Traditional drilling for fossil fuels like natural gas and oil releases millions of tons of carbon dioxide (CO2) into the atmosphere. CO2 is a greenhouse gas that is both naturally present in oil and gas fields, and is injected into the ground to boost the extraction process. Along with emissions from cars, fossil-fuel power stations and industry, oil and gas drilling contributes to the earth's rising temperatures. Beginning in 1996, Statoil has deployed a new method called carbon sequestration to stop the CO2 escaping: Statoil engineers remove the CO2 from the rising column of natural gas and send the greenhouse gas back into the ground, all in one continual process. So far the firm has stashed some 7.5 million tons of CO2 in a kind of emissions tomb known as a saline aquifer 1,000 m beneath the ocean floor. Statoil estimates there's room for 592 billion tons more, the equivalent of the CO2 emissions from all the power stations in Europe for the next 600 years. Canada's EnCana is also putting CO2 back into the ground, and BP and Gaz de France will be trying the technique soon. "Carbon storage is suddenly catching on," says Tore Torp, head of Statoil's CO2 research program. "Sleipner will not be a lone lighthouse for much longer."
Carbon storage and capture is not what environmentalists would call a green technology; its raison d'etre is to sustain and even increase the use of fossil fuels like oil, gas and coal (this time Next report also explores new developments in wind, solar and hydroelectric energy). But sustainable energy solutions even imperfect ones are needed in a world addicted to fossil fuels, and carbon sequestration could help the transition to clean, renewable fuels over the next 30 years. One reason for carbon sequestration's newfound popularity in Europe is that, starting in 2005, the E.U. will cap carbon emissions as part of its commitment to the 1997 Kyoto agreement on global warming. Installations will be assigned a carbon emission limit; if an installation exceeds its allowance, it will either have to pay a fine or purchase surplus allowances from other installations through a carbon emission trading system .

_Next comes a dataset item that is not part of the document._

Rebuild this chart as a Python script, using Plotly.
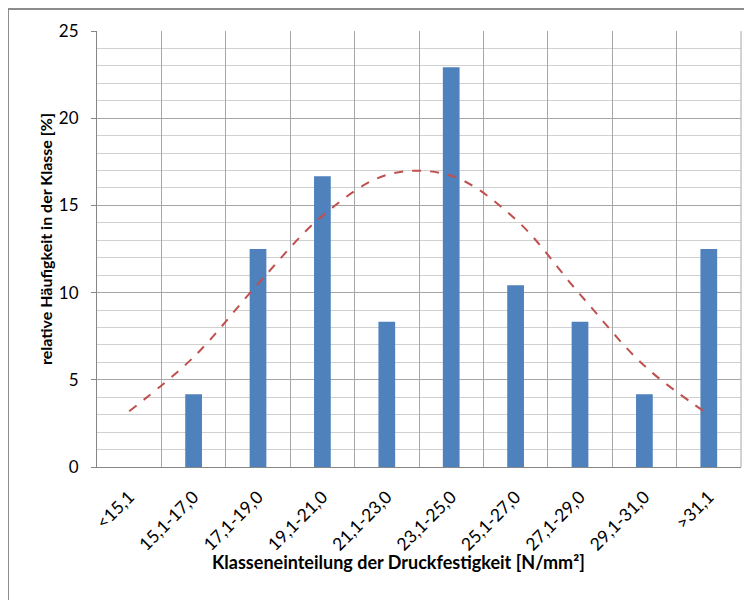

But even in areas where such schemes don't exist, the imperative for storing carbon is clear. The threat to the world's climate posed by rising levels of greenhouse gases is now accepted by the overwhelming majority of the world's scientists even some Pentagon analysts have warned that global warming could pose a greater global security threat than nuclear war or terrorism. At the same time, energy demand keeps rising, and fossil fuels will continue to play the leading role in meeting world energy needs for decades to come. "We have a global energy system that is 85% dependent on fossil fuels, and it will take decades to change that," says Howard Herzog, who leads carbon sequestration research at the Massachusetts Institute of Technology. "Carbon sequestration is the only technology that can wean us off fossil fuels without too much of a shock to the system."